An Silvester hat in Dortmund nun wahrlich kein Kindergeburtstag stattgefunden. Vom frühen Abend bis in die Nacht zogen überwiegend junge ausländische Männer in großen und kleinen Gruppen durch die Innenstadt. Am Platz von Leeds bildeten sie eine große Gruppe, bestehend aus mindestens 1000 Menschen. Pyrotechnik wurde in die Menschenmenge und auf Polizisten geschossen. Außerdem musste die Feuerwehr ein brennendes Bauzaun-Fangnetz an der Reinoldikirche löschen.
Sie haben dann in den Ruhr Nachrichten über diese Vorkommnisse berichtet. Wie konnte Breitbart die Fakten verdrehen?
In der Silvesternacht wurde schon nach Mitternacht auf Twitter nachgefragt, was in der Dortmunder Innenstadt los sei. Breitbart hat mitgelesen und dann, ebenso wie der Wochenblick aus Österreich, eine Nachricht konstruiert, die im journalistischen Schreibstil veröffentlicht wurde.
Jetzt wirft Breitbart den Ruhr Nachrichten vor, sie hätten die Recherche des Nachrichtenportals nicht unterstützt. Gab es denn überhaupt Anfragen aus Amerika?
Mit mir persönlich hat kein Reporter im Auftrag von Breitbart gesprochen, um zu fragen, was hier los gewesen sei. Ich habe sogar bei der Dortmunder Feuerwehr nachgefragt, da hat auch niemand angerufen, um sich den Einsatz an der Reinoldikirche beschreiben zu lassen.Möglicherweise wäre man dann auf die wirklichen Fakten gestoßen.
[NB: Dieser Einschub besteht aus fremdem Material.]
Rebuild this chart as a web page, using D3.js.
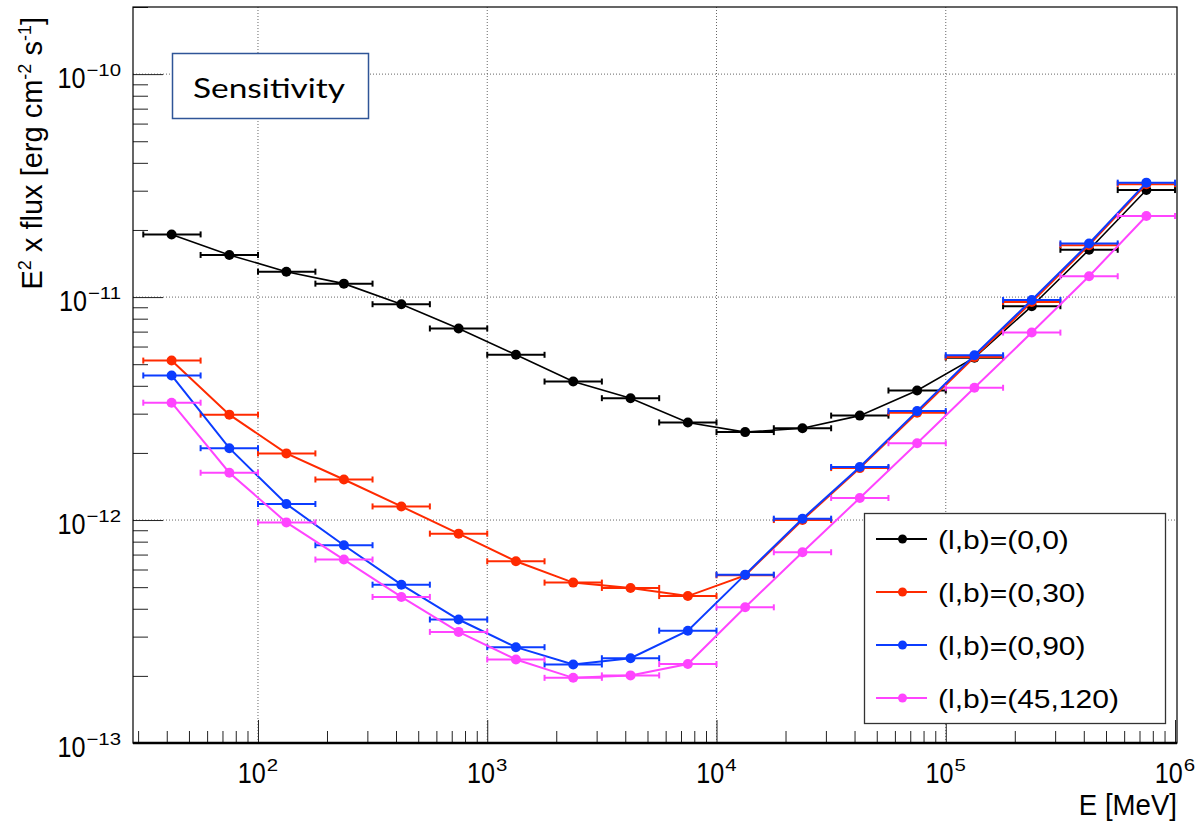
<!DOCTYPE html>
<html>
<head>
<meta charset="utf-8">
<script src="https://cdn.jsdelivr.net/npm/d3@7"></script>
<style>
    body { margin: 0; background: #fff; }
    text { font-family: "Liberation Sans", Arial, Helvetica, sans-serif; fill: #000; }
</style>
</head>
<body>
<svg id="chart" width="1200" height="827"></svg>
<script>

// energy bin centres [MeV] and bin edges (quarter decade bins)
var energy = [42, 75, 133, 237, 422, 750, 1334, 2371, 4217, 7499,
    13335, 23714, 42170, 74989, 133352, 237137, 421697, 749894];
var binEdges = [31.6, 56.2, 100, 178, 316, 562, 1000, 1778, 3162, 5623,
    10000, 17783, 31623, 56234, 100000, 177828, 316228, 562341, 1000000];

// E^2 x flux sensitivity [erg cm-2 s-1]
var sens_0_0 = [1.91e-11, 1.545e-11, 1.30e-11, 1.149e-11, 9.29e-12, 7.23e-12, 5.51e-12, 4.18e-12, 3.52e-12,
    2.74e-12, 2.48e-12, 2.58e-12, 2.94e-12, 3.81e-12, 5.35e-12, 9.10e-12, 1.63e-11, 3.02e-11];
var sens_0_30 = [5.19e-12, 2.97e-12, 1.99e-12, 1.52e-12, 1.151e-12, 8.69e-13, 6.53e-13, 5.24e-13, 4.96e-13,
    4.56e-13, 5.65e-13, 1.0e-12, 1.71e-12, 3.03e-12, 5.38e-12, 9.5e-12, 1.71e-11, 3.21e-11];
var sens_0_90 = [4.45e-12, 2.10e-12, 1.18e-12, 7.71e-13, 5.13e-13, 3.58e-13, 2.69e-13, 2.25e-13, 2.40e-13,
    3.19e-13, 5.69e-13, 1.014e-12, 1.73e-12, 3.08e-12, 5.48e-12, 9.71e-12, 1.74e-11, 3.26e-11];
var sens_45_120 = [3.36e-12, 1.63e-12, 9.76e-13, 6.65e-13, 4.52e-13, 3.15e-13, 2.37e-13, 1.96e-13, 2.01e-13,
    2.26e-13, 4.06e-13, 7.17e-13, 1.256e-12, 2.21e-12, 3.92e-12, 6.93e-12, 1.24e-11, 2.31e-11];

var seriesNames = ["(l,b)=(0,0)", "(l,b)=(0,30)", "(l,b)=(0,90)", "(l,b)=(45,120)"];
var seriesValues = [sens_0_0, sens_0_30, sens_0_90, sens_45_120];

var xMajorExp = [2, 3, 4, 5, 6];
var yMajorExp = [-13, -12, -11, -10];

var colors = ["#000000", "#ff2a00", "#0b3cff", "#ff44ff"];
var lineWidths = [1.6, 2, 2, 2];

var svg = d3.select("#chart");

var plot = {left: 133, right: 1177, top: 7, bottom: 743};

var x = d3.scaleLog()
    .domain([28.5, 1.02e6])
    .range([plot.left, plot.right]);

var y = d3.scaleLog()
    .domain([1e-13, 2e-10])
    .range([plot.bottom, plot.top]);

function minorTicks(expFrom, expTo, domain) {
    var list = [];
    for (var e = expFrom; e <= expTo; e++) {
        for (var m = 2; m <= 9; m++) {
            var v = m * Math.pow(10, e);
            if (v >= domain[0] * 0.999 && v <= domain[1] * 1.001)
                list.push(v);
        }
    }
    return list;
}

var xMajor = xMajorExp.map(function (e) { return Math.pow(10, e); });
var yMajor = yMajorExp.map(function (e) { return Math.pow(10, e); });
var xMinor = minorTicks(1, 5, x.domain());
var yMinor = minorTicks(-13, -10, y.domain());

// grid (dotted)
svg.append("g")
    .selectAll("line")
    .data(xMajor.filter(function (d) { return d < 1e6; }))
    .enter()
    .append("line")
    .attr("x1", function (d) { return x(d); })
    .attr("x2", function (d) { return x(d); })
    .attr("y1", plot.top)
    .attr("y2", plot.bottom)
    .attr("stroke", "#666")
    .attr("stroke-dasharray", "1,2");

svg.append("g")
    .selectAll("line")
    .data(yMajor.filter(function (d) { return d > 1e-13; }))
    .enter()
    .append("line")
    .attr("y1", function (d) { return y(d); })
    .attr("y2", function (d) { return y(d); })
    .attr("x1", plot.left)
    .attr("x2", plot.right)
    .attr("stroke", "#666")
    .attr("stroke-dasharray", "1,2");

// axis ticks pointing into the frame
function tickStyle(g) {
    g.select(".domain").remove();
    g.selectAll("line").attr("stroke", "#222");
}

svg.append("g")
    .attr("transform", "translate(0," + plot.bottom + ")")
    .call(d3.axisBottom(x).tickValues(xMinor).tickSize(-12).tickSizeOuter(0).tickFormat(""))
    .call(tickStyle);

svg.append("g")
    .attr("transform", "translate(0," + plot.bottom + ")")
    .call(d3.axisBottom(x).tickValues(xMajor).tickSize(-23).tickSizeOuter(0).tickFormat(""))
    .call(tickStyle);

svg.append("g")
    .attr("transform", "translate(" + plot.left + ",0)")
    .call(d3.axisLeft(y).tickValues(yMinor).tickSize(-15).tickSizeOuter(0).tickFormat(""))
    .call(tickStyle);

svg.append("g")
    .attr("transform", "translate(" + plot.left + ",0)")
    .call(d3.axisLeft(y).tickValues(yMajor).tickSize(-30).tickSizeOuter(0).tickFormat(""))
    .call(tickStyle);

// frame
svg.append("rect")
    .attr("x", plot.left)
    .attr("y", plot.top)
    .attr("width", plot.right - plot.left)
    .attr("height", plot.bottom - plot.top)
    .attr("fill", "none")
    .attr("stroke", "#000")
    .attr("stroke-width", 1.2);

svg.append("line")
    .attr("x1", plot.left)
    .attr("x2", plot.right)
    .attr("y1", plot.bottom)
    .attr("y2", plot.bottom)
    .attr("stroke", "#000")
    .attr("stroke-width", 2.5);

// power-of-ten label: "10" slightly narrow, exponent small
function powerLabel(px, py, exp, anchor) {
    var g = svg.append("g");
    var base = g.append("text")
        .attr("font-size", 30)
        .attr("transform", "scale(0.84,1)")
        .text("10");
    var bw = base.node().getComputedTextLength() * 0.84;
    var sup = g.append("text")
        .attr("font-size", 17)
        .attr("transform", "translate(" + (bw + 1) + ",-12) scale(1.2,1)")
        .text(exp < 0 ? "\u2212" + (-exp) : "" + exp);
    var total = bw + 1 + sup.node().getComputedTextLength() * 1.2;
    var left = anchor == "middle" ? px - total / 2 : px - total;
    g.attr("transform", "translate(" + left + "," + py + ")");
}

xMajorExp.forEach(function (e) {
    powerLabel(x(Math.pow(10, e)), 783, e, "middle");
});

yMajorExp.forEach(function (e) {
    powerLabel(121, y(Math.pow(10, e)) + 14, e, "end");
});

// axis titles
svg.append("text")
    .attr("transform", "translate(" + plot.right + ",815) scale(0.92,1)")
    .attr("text-anchor", "end")
    .attr("font-size", 30)
    .text("E [MeV]");

var yTitle = svg.append("text")
    .attr("transform", "translate(42,17) rotate(-90)")
    .attr("text-anchor", "end")
    .attr("font-size", 29);
yTitle.append("tspan").text("E");
yTitle.append("tspan").attr("dy", -11).attr("font-size", 18).text("2");
yTitle.append("tspan").attr("dy", 11).text(" x flux [erg cm");
yTitle.append("tspan").attr("dy", -11).attr("font-size", 18).text("-2");
yTitle.append("tspan").attr("dy", 11).text(" s");
yTitle.append("tspan").attr("dy", -11).attr("font-size", 18).text("-1");
yTitle.append("tspan").attr("dy", 11).text("]");

// data series
var line = d3.line()
    .x(function (d) { return x(d.e); })
    .y(function (d) { return y(d.v); });

seriesValues.forEach(function (vals, s) {

    var points = energy.map(function (e, i) {
        return {e: e, lo: binEdges[i], hi: binEdges[i + 1], v: vals[i]};
    });

    var g = svg.append("g");

    g.append("path")
        .datum(points)
        .attr("d", line)
        .attr("fill", "none")
        .attr("stroke", colors[s])
        .attr("stroke-width", lineWidths[s]);

    var bars = g.selectAll(".bar")
        .data(points)
        .enter()
        .append("g")
        .attr("class", "bar")
        .attr("stroke", colors[s])
        .attr("stroke-width", 2);

    bars.append("line")
        .attr("x1", function (d) { return x(d.lo); })
        .attr("x2", function (d) { return x(d.hi); })
        .attr("y1", function (d) { return y(d.v); })
        .attr("y2", function (d) { return y(d.v); });

    bars.append("line")
        .attr("x1", function (d) { return x(d.lo); })
        .attr("x2", function (d) { return x(d.lo); })
        .attr("y1", function (d) { return y(d.v) - 3; })
        .attr("y2", function (d) { return y(d.v) + 3; });

    bars.append("line")
        .attr("x1", function (d) { return x(d.hi); })
        .attr("x2", function (d) { return x(d.hi); })
        .attr("y1", function (d) { return y(d.v) - 3; })
        .attr("y2", function (d) { return y(d.v) + 3; });

    g.selectAll("circle")
        .data(points)
        .enter()
        .append("circle")
        .attr("cx", function (d) { return x(d.e); })
        .attr("cy", function (d) { return y(d.v); })
        .attr("r", 5)
        .attr("fill", colors[s]);
});

// "Sensitivity" box
svg.append("rect")
    .attr("x", 172.5)
    .attr("y", 53.5)
    .attr("width", 196)
    .attr("height", 65)
    .attr("fill", "#fff")
    .attr("stroke", "#2f5597")
    .attr("stroke-width", 1.5);

svg.append("text")
    .attr("x", 193)
    .attr("y", 98)
    .attr("font-size", 27)
    .style("font-family", "Lato, 'Open Sans', sans-serif")
    .attr("textLength", 152)
    .attr("lengthAdjust", "spacingAndGlyphs")
    .text("Sensitivity");

// legend
var legend = svg.append("g");

legend.append("rect")
    .attr("x", 864.5)
    .attr("y", 513.5)
    .attr("width", 301)
    .attr("height", 210)
    .attr("fill", "#fff")
    .attr("stroke", "#333")
    .attr("stroke-width", 1.3);

var items = legend.selectAll(".item")
    .data(seriesNames)
    .enter()
    .append("g")
    .attr("class", "item")
    .attr("transform", function (d, i) { return "translate(0," + (539 + i * 53) + ")"; });

items.append("line")
    .attr("x1", 876)
    .attr("x2", 927)
    .attr("stroke", function (d, i) { return colors[i]; })
    .attr("stroke-width", 2);

items.append("circle")
    .attr("cx", 902.5)
    .attr("r", 4.5)
    .attr("fill", function (d, i) { return colors[i]; });

items.append("text")
    .attr("transform", "translate(938,10) scale(1.2,1)")
    .attr("font-size", 25)
    .text(function (d) { return d; });

</script>
</body>
</html>
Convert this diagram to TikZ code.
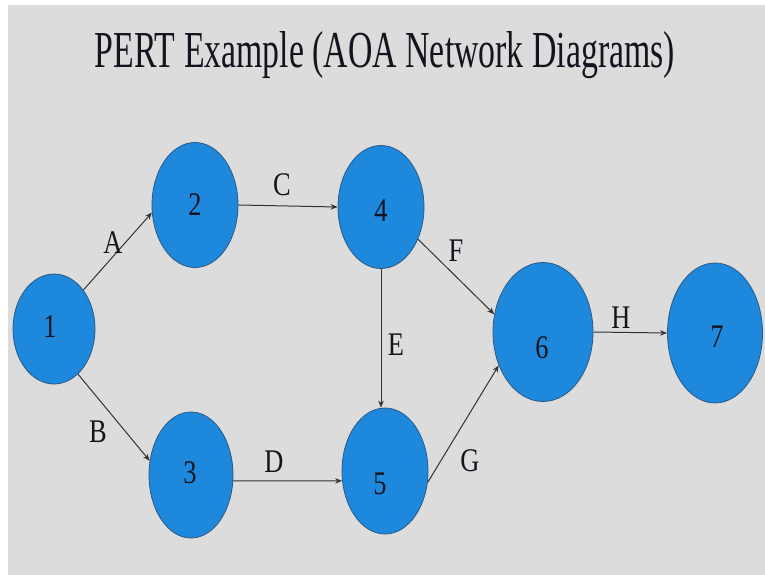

Deswegen hat man diesen Anruf unterlassen.
Sie sehen in den Fakenews eine gezielte Strategie Breitbarts, um sich in Deutschland als Online-Nachrichtenmagazin zu etablieren und entsprechenden politischen Einfluss zu nehmen?
Ja, das ist eine Taktik. Breitbart stellt die Integrität deutscher Medien in Frage und spricht ganz klar ein rechtspopulistisches Publikum an. Das ist Kalkül, man will hier Marktanteile abgreifen. Und wenn das das Ziel ist, kann man nur so arbeiten. Mit seriösem Journalismus kommt man an dieses Zielpublikum nicht heran, die wollen ihr Weltbild sehen. Aber das Tragische ist doch, dass die Nachrichtenkonsumenten da draußen langsam nicht mehr zwischen diesen Propagandaplattformen und gutem Journalismus, der im Sinne der Pressefreiheit recherchiert, unterscheiden können. Beispielsweise haben jetzt schon Bundestagsabgeordnete die Fakenews von Breitbart für eine Pressemitteilung benutzt.
Wie gehen Sie bei den Ruhr Nachrichten mit so einer Verzerrung ihrer Berichterstattung um, gibt es eine Art Krisenmanagement?
Wir haben die ganz klare Linie, dass wir uns von Pöblern im Netz und Rechtspopoulisten nicht unter Druck setzen lassen. Auch wenn es im Netz noch so stürmt, nehmen wir uns die Zeit, die Wahrheit herauszufinden. Da kommt es uns auf eine Stunde, einen Tag oder sogar eine Woche nicht an. Einen Masterplan haben wir nicht, aber als Zeitungsredaktion und Onlineteam sind wir im Umgang mit extremen Nachrichten sehr erfahren.
Das kommunizieren Sie auch so an die Leser?
Ja. Denn gegen diese Fakenews kommt man ja nur mit einem Mittel an: Indem man Fakten sprechen lässt. Auf den Kleinkrieg lassen wir uns nicht ein. Wir haben mehrere Erklärstücke und Follow-ups gebracht, die genau beschreiben, was passiert ist und auch nochmal erklären, was Fakenews eigentlich sind. Auch wenn der Glaube an die Medien gerade einmal wieder extrem bedroht wird, denke ich, dass die deutschen Medien immer noch ein großes Vertrauen bei ihrem Kernpublikum genießen. Bei uns in der Redaktion wurde außerdem von vielen Medien angerufen, um zu fragen, was wirklich passiert ist – das ist auch eine Chance, zu zeigen, dass wir diesen Portalen auch etwas entgegenzusetzen haben.